#### SUPPLIED DATA
(begin)
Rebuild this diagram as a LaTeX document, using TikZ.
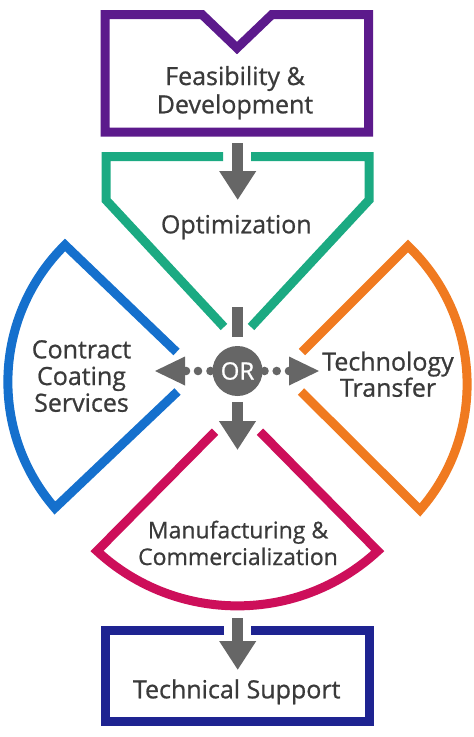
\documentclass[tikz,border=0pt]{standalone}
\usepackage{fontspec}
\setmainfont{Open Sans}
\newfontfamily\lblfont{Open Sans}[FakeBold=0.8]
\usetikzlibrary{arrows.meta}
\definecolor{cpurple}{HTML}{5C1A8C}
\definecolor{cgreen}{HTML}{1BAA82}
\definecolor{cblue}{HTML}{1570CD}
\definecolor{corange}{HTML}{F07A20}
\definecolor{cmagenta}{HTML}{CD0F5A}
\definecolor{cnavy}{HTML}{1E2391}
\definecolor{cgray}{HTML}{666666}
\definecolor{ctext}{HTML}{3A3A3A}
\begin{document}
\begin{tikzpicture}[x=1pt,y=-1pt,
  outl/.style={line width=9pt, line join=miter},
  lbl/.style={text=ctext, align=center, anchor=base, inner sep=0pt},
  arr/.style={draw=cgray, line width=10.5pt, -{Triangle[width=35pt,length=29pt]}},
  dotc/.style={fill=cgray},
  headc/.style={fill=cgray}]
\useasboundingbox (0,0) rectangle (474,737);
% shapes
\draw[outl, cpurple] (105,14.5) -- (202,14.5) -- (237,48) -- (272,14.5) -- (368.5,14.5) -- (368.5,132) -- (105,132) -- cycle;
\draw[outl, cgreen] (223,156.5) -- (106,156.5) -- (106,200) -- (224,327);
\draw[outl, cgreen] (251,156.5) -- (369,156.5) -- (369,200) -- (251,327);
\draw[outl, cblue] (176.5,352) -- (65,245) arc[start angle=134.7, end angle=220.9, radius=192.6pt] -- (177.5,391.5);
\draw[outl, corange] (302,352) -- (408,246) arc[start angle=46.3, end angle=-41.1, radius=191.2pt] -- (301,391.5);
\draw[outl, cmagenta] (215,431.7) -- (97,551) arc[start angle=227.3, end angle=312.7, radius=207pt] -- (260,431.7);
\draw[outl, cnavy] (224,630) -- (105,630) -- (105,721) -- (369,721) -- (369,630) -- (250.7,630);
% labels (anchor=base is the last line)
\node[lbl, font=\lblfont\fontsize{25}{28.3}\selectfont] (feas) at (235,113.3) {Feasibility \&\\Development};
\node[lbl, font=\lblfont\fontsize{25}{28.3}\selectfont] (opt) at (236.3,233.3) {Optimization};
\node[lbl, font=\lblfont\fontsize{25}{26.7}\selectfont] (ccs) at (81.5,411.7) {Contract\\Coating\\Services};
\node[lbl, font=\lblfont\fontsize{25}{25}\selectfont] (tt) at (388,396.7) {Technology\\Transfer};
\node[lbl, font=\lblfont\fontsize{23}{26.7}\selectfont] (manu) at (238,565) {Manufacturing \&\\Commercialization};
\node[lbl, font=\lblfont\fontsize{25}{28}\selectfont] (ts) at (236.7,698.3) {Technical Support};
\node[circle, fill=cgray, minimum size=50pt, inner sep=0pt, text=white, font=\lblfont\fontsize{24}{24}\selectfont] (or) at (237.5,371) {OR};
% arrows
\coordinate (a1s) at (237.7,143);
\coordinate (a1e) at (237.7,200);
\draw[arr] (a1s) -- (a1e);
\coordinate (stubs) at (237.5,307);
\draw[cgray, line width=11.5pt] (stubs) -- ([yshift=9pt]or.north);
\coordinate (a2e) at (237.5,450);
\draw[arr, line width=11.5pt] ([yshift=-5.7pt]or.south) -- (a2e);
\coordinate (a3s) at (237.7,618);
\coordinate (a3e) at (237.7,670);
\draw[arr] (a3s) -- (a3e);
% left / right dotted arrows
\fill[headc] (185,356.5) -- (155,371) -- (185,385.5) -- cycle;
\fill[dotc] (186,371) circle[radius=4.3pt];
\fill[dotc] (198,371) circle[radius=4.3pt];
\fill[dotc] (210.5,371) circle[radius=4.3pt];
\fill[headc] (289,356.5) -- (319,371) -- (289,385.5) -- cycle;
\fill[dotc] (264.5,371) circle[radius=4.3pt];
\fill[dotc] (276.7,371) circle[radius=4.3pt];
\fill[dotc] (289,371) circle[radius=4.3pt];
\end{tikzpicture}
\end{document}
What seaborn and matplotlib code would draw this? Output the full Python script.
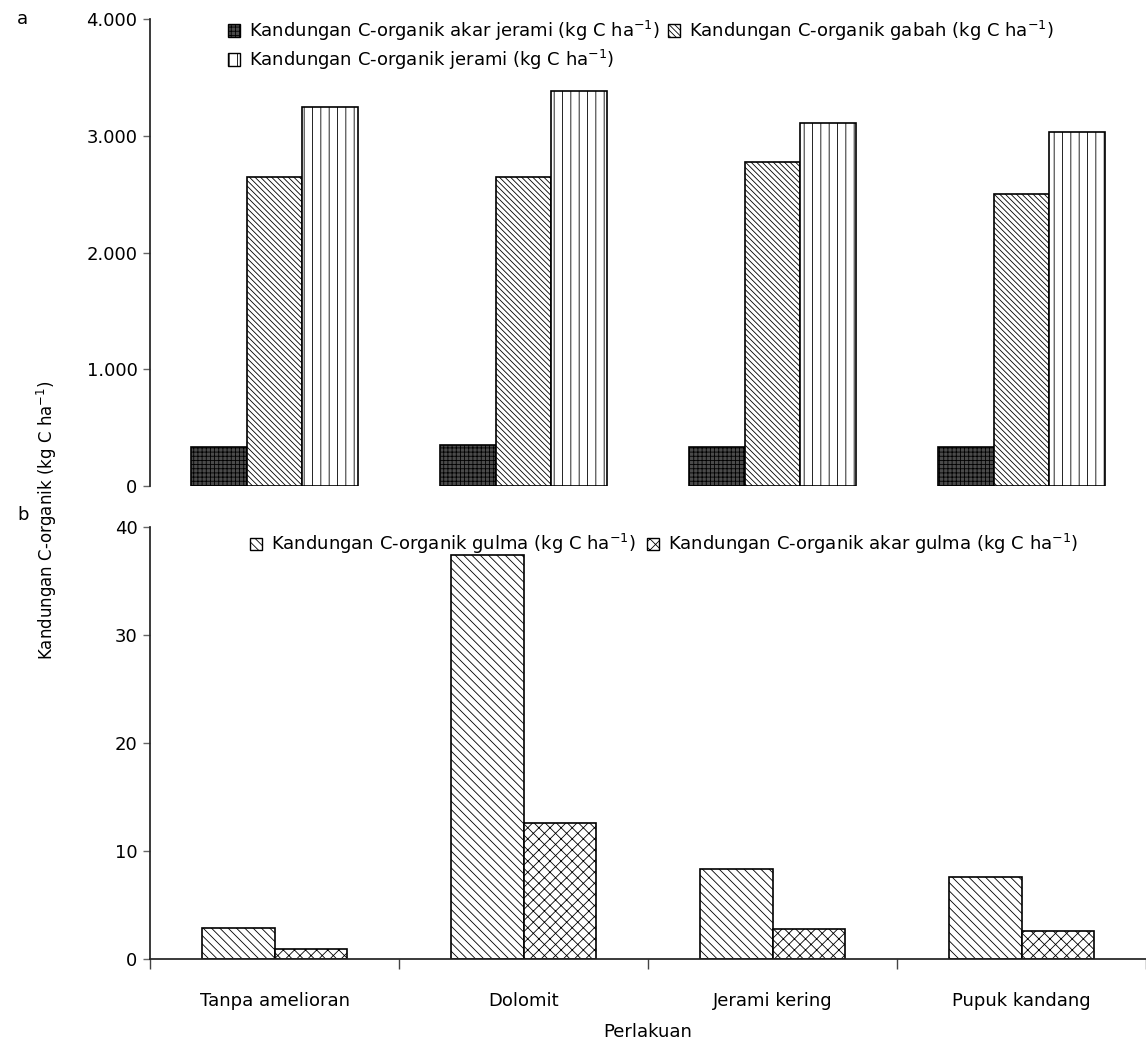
(end)
Copy out every line of the material above that mentions the word "this".

#### ANSWER TO THE EXERCISE
Rebuild this diagram as a LaTeX document, using TikZ.
What seaborn and matplotlib code would draw this? Output the full Python script.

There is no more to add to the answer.